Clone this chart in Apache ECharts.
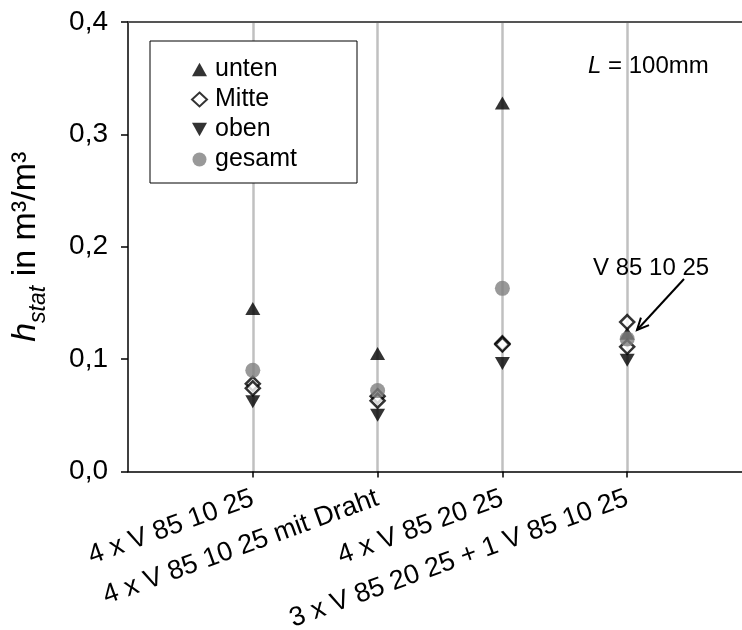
<!DOCTYPE html>
<html><head><meta charset="utf-8">
<script src="https://cdn.jsdelivr.net/npm/echarts@6/dist/echarts.min.js"></script>
<style>html,body{margin:0;padding:0;background:#fff}#c{width:742px;height:630px}</style>
</head><body><div id="c"></div>
<script>
const categories = ['4 x V 85 10 25', '4 x V 85 10 25 mit Draht', '4 x V 85 20 25', '3 x V 85 20 25 + 1 V 85 10 25'];
const unten  = [0.145, 0.105, 0.328, 0.123];
const mitteA = [0.078, 0.067, 0.114, 0.133];
const mitteB = [0.074, 0.063, 0.113, 0.111];
const oben   = [0.062, 0.050, 0.096, 0.099];
const gesamt = [0.090, 0.072, 0.163, 0.118];
const yMin = 0, yMax = 0.4, yStep = 0.1;

const FONT = "'Liberation Sans', Arial, sans-serif";
const axisCats = [''].concat(categories, ['']);
const pts = arr => arr.map((v, i) => [i + 1, v]);
const isCat = (idx, val) => val !== '';
const UP = 'path://M5,0 L10,9 L0,9 Z';
const DOWN = 'path://M0,0 L10,0 L5,9 Z';

const chart = echarts.init(document.getElementById('c'), null, {renderer: 'canvas'});

// arrow annotation geometry
const a0 = [684, 279], a1 = [637, 330];
const dx = a1[0] - a0[0], dy = a1[1] - a0[1], L = Math.hypot(dx, dy);
const ux = dx / L, uy = dy / L, hl = 13, ang = 25 * Math.PI / 180;
const rot = (x, y, t) => [x * Math.cos(t) - y * Math.sin(t), x * Math.sin(t) + y * Math.cos(t)];
const h1 = rot(-ux, -uy, ang), h2 = rot(-ux, -uy, -ang);

chart.setOption({
  animation: false,
  textStyle: {fontFamily: FONT},
  grid: {left: 128, right: -10, top: 22, bottom: 158.5, containLabel: false, outerBoundsMode: 'none'},
  xAxis: [{
    type: 'category',
    data: axisCats,
    boundaryGap: false,
    axisLine: {lineStyle: {color: '#000', width: 1.5}},
    axisTick: {show: true, length: 6, interval: isCat, lineStyle: {color: '#000', width: 1.5}},
    axisLabel: {interval: isCat, rotate: 20, fontSize: 27, color: '#000', margin: 26, fontFamily: FONT},
    splitLine: {show: true, interval: isCat, lineStyle: {color: '#c0c0c0', width: 2.5}}
  }, {
    type: 'category',
    data: axisCats,
    position: 'top',
    boundaryGap: false,
    axisLine: {lineStyle: {color: '#555', width: 2}},
    axisTick: {show: false}, axisLabel: {show: false}, splitLine: {show: false}
  }],
  yAxis: {
    type: 'value', min: yMin, max: yMax, interval: yStep,
    axisLine: {show: true, lineStyle: {color: '#000', width: 1.5}},
    axisTick: {show: true, length: 7, lineStyle: {color: '#000', width: 1.5}},
    axisLabel: {fontSize: 28, color: '#000', margin: 20, fontFamily: FONT,
      formatter: v => v.toFixed(1).replace('.', ',')},
    splitLine: {show: false},
    name: '{h|h}{s|stat}{t| in m³/m³}',
    nameLocation: 'middle', nameRotate: 90, nameGap: 78,
    nameTextStyle: {
      color: '#000', fontFamily: FONT,
      rich: {
        h: {fontSize: 34, fontStyle: 'italic', verticalAlign: 'bottom', padding: [0, 0, 7, 0], fontFamily: FONT, color: '#000'},
        s: {fontSize: 23, fontStyle: 'italic', verticalAlign: 'bottom', fontFamily: FONT, color: '#000'},
        t: {fontSize: 34, verticalAlign: 'bottom', padding: [0, 0, 7, 0], fontFamily: FONT, color: '#000'}
      }
    }
  },
  legend: {
    orient: 'vertical', left: 186, top: 52, z: 10,
    itemWidth: 15, itemHeight: 14, itemGap: 5,
    textStyle: {fontSize: 25, color: '#000', fontFamily: FONT, padding: [0, 0, 0, 3], lineHeight: 24},
    data: [{name: 'unten', icon: UP}, {name: 'Mitte'}, {name: 'oben', icon: DOWN}, {name: 'gesamt'}]
  },
  graphic: [
    {type: 'rect', z: 5, shape: {x: 150, y: 41, width: 207, height: 142},
      style: {fill: '#fff', stroke: '#000', lineWidth: 1}},
    {type: 'text', z: 5, x: 588, y: 66,
      style: {text: '{i|L} = 100mm', fontSize: 24, fill: '#000', fontFamily: FONT, verticalAlign: 'middle',
        rich: {i: {fontStyle: 'italic', fontSize: 24, fontFamily: FONT}}}},
    {type: 'text', z: 5, x: 593, y: 268,
      style: {text: 'V 85 10 25', fontSize: 24, fill: '#000', fontFamily: FONT, verticalAlign: 'middle'}},
    {type: 'line', z: 5, shape: {x1: a0[0], y1: a0[1], x2: a1[0], y2: a1[1]}, style: {stroke: '#000', lineWidth: 2}},
    {type: 'polyline', z: 5, shape: {points: [[a1[0] + h1[0] * hl, a1[1] + h1[1] * hl], a1, [a1[0] + h2[0] * hl, a1[1] + h2[1] * hl]]},
      style: {stroke: '#000', lineWidth: 2, fill: null}}
  ],
  series: [
    {name: 'unten', type: 'scatter', data: pts(unten), symbol: UP, symbolSize: [15, 13],
      itemStyle: {color: '#000'}},
    {name: 'Mitte', type: 'scatter', data: pts(mitteA).concat(pts(mitteB)), symbol: 'diamond', symbolSize: [14, 14],
      itemStyle: {color: '#fff', borderColor: '#000', borderWidth: 2.5}},
    {name: 'oben', type: 'scatter', data: pts(oben), symbol: DOWN, symbolSize: [15, 13],
      itemStyle: {color: '#000'}},
    {name: 'gesamt', type: 'scatter', data: pts(gesamt), symbol: 'circle', symbolSize: 15,
      itemStyle: {color: '#808080'}}
  ]
});
</script></body></html>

-.-.-

## [Stated exercise]
Copy every line of the data word for word, omitting the images.

## [Full answer]
Clone this chart in Apache ECharts.
<!DOCTYPE html>
<html><head><meta charset="utf-8">
<script src="https://cdn.jsdelivr.net/npm/echarts@6/dist/echarts.min.js"></script>
<style>html,body{margin:0;padding:0;background:#fff}#c{width:742px;height:630px}</style>
</head><body><div id="c"></div>
<script>
const categories = ['4 x V 85 10 25', '4 x V 85 10 25 mit Draht', '4 x V 85 20 25', '3 x V 85 20 25 + 1 V 85 10 25'];
const unten  = [0.145, 0.105, 0.328, 0.123];
const mitteA = [0.078, 0.067, 0.114, 0.133];
const mitteB = [0.074, 0.063, 0.113, 0.111];
const oben   = [0.062, 0.050, 0.096, 0.099];
const gesamt = [0.090, 0.072, 0.163, 0.118];
const yMin = 0, yMax = 0.4, yStep = 0.1;

const FONT = "'Liberation Sans', Arial, sans-serif";
const axisCats = [''].concat(categories, ['']);
const pts = arr => arr.map((v, i) => [i + 1, v]);
const isCat = (idx, val) => val !== '';
const UP = 'path://M5,0 L10,9 L0,9 Z';
const DOWN = 'path://M0,0 L10,0 L5,9 Z';

const chart = echarts.init(document.getElementById('c'), null, {renderer: 'canvas'});

// arrow annotation geometry
const a0 = [684, 279], a1 = [637, 330];
const dx = a1[0] - a0[0], dy = a1[1] - a0[1], L = Math.hypot(dx, dy);
const ux = dx / L, uy = dy / L, hl = 13, ang = 25 * Math.PI / 180;
const rot = (x, y, t) => [x * Math.cos(t) - y * Math.sin(t), x * Math.sin(t) + y * Math.cos(t)];
const h1 = rot(-ux, -uy, ang), h2 = rot(-ux, -uy, -ang);

chart.setOption({
  animation: false,
  textStyle: {fontFamily: FONT},
  grid: {left: 128, right: -10, top: 22, bottom: 158.5, containLabel: false, outerBoundsMode: 'none'},
  xAxis: [{
    type: 'category',
    data: axisCats,
    boundaryGap: false,
    axisLine: {lineStyle: {color: '#000', width: 1.5}},
    axisTick: {show: true, length: 6, interval: isCat, lineStyle: {color: '#000', width: 1.5}},
    axisLabel: {interval: isCat, rotate: 20, fontSize: 27, color: '#000', margin: 26, fontFamily: FONT},
    splitLine: {show: true, interval: isCat, lineStyle: {color: '#c0c0c0', width: 2.5}}
  }, {
    type: 'category',
    data: axisCats,
    position: 'top',
    boundaryGap: false,
    axisLine: {lineStyle: {color: '#555', width: 2}},
    axisTick: {show: false}, axisLabel: {show: false}, splitLine: {show: false}
  }],
  yAxis: {
    type: 'value', min: yMin, max: yMax, interval: yStep,
    axisLine: {show: true, lineStyle: {color: '#000', width: 1.5}},
    axisTick: {show: true, length: 7, lineStyle: {color: '#000', width: 1.5}},
    axisLabel: {fontSize: 28, color: '#000', margin: 20, fontFamily: FONT,
      formatter: v => v.toFixed(1).replace('.', ',')},
    splitLine: {show: false},
    name: '{h|h}{s|stat}{t| in m³/m³}',
    nameLocation: 'middle', nameRotate: 90, nameGap: 78,
    nameTextStyle: {
      color: '#000', fontFamily: FONT,
      rich: {
        h: {fontSize: 34, fontStyle: 'italic', verticalAlign: 'bottom', padding: [0, 0, 7, 0], fontFamily: FONT, color: '#000'},
        s: {fontSize: 23, fontStyle: 'italic', verticalAlign: 'bottom', fontFamily: FONT, color: '#000'},
        t: {fontSize: 34, verticalAlign: 'bottom', padding: [0, 0, 7, 0], fontFamily: FONT, color: '#000'}
      }
    }
  },
  legend: {
    orient: 'vertical', left: 186, top: 52, z: 10,
    itemWidth: 15, itemHeight: 14, itemGap: 5,
    textStyle: {fontSize: 25, color: '#000', fontFamily: FONT, padding: [0, 0, 0, 3], lineHeight: 24},
    data: [{name: 'unten', icon: UP}, {name: 'Mitte'}, {name: 'oben', icon: DOWN}, {name: 'gesamt'}]
  },
  graphic: [
    {type: 'rect', z: 5, shape: {x: 150, y: 41, width: 207, height: 142},
      style: {fill: '#fff', stroke: '#000', lineWidth: 1}},
    {type: 'text', z: 5, x: 588, y: 66,
      style: {text: '{i|L} = 100mm', fontSize: 24, fill: '#000', fontFamily: FONT, verticalAlign: 'middle',
        rich: {i: {fontStyle: 'italic', fontSize: 24, fontFamily: FONT}}}},
    {type: 'text', z: 5, x: 593, y: 268,
      style: {text: 'V 85 10 25', fontSize: 24, fill: '#000', fontFamily: FONT, verticalAlign: 'middle'}},
    {type: 'line', z: 5, shape: {x1: a0[0], y1: a0[1], x2: a1[0], y2: a1[1]}, style: {stroke: '#000', lineWidth: 2}},
    {type: 'polyline', z: 5, shape: {points: [[a1[0] + h1[0] * hl, a1[1] + h1[1] * hl], a1, [a1[0] + h2[0] * hl, a1[1] + h2[1] * hl]]},
      style: {stroke: '#000', lineWidth: 2, fill: null}}
  ],
  series: [
    {name: 'unten', type: 'scatter', data: pts(unten), symbol: UP, symbolSize: [15, 13],
      itemStyle: {color: '#000'}},
    {name: 'Mitte', type: 'scatter', data: pts(mitteA).concat(pts(mitteB)), symbol: 'diamond', symbolSize: [14, 14],
      itemStyle: {color: '#fff', borderColor: '#000', borderWidth: 2.5}},
    {name: 'oben', type: 'scatter', data: pts(oben), symbol: DOWN, symbolSize: [15, 13],
      itemStyle: {color: '#000'}},
    {name: 'gesamt', type: 'scatter', data: pts(gesamt), symbol: 'circle', symbolSize: 15,
      itemStyle: {color: '#808080'}}
  ]
});
</script></body></html>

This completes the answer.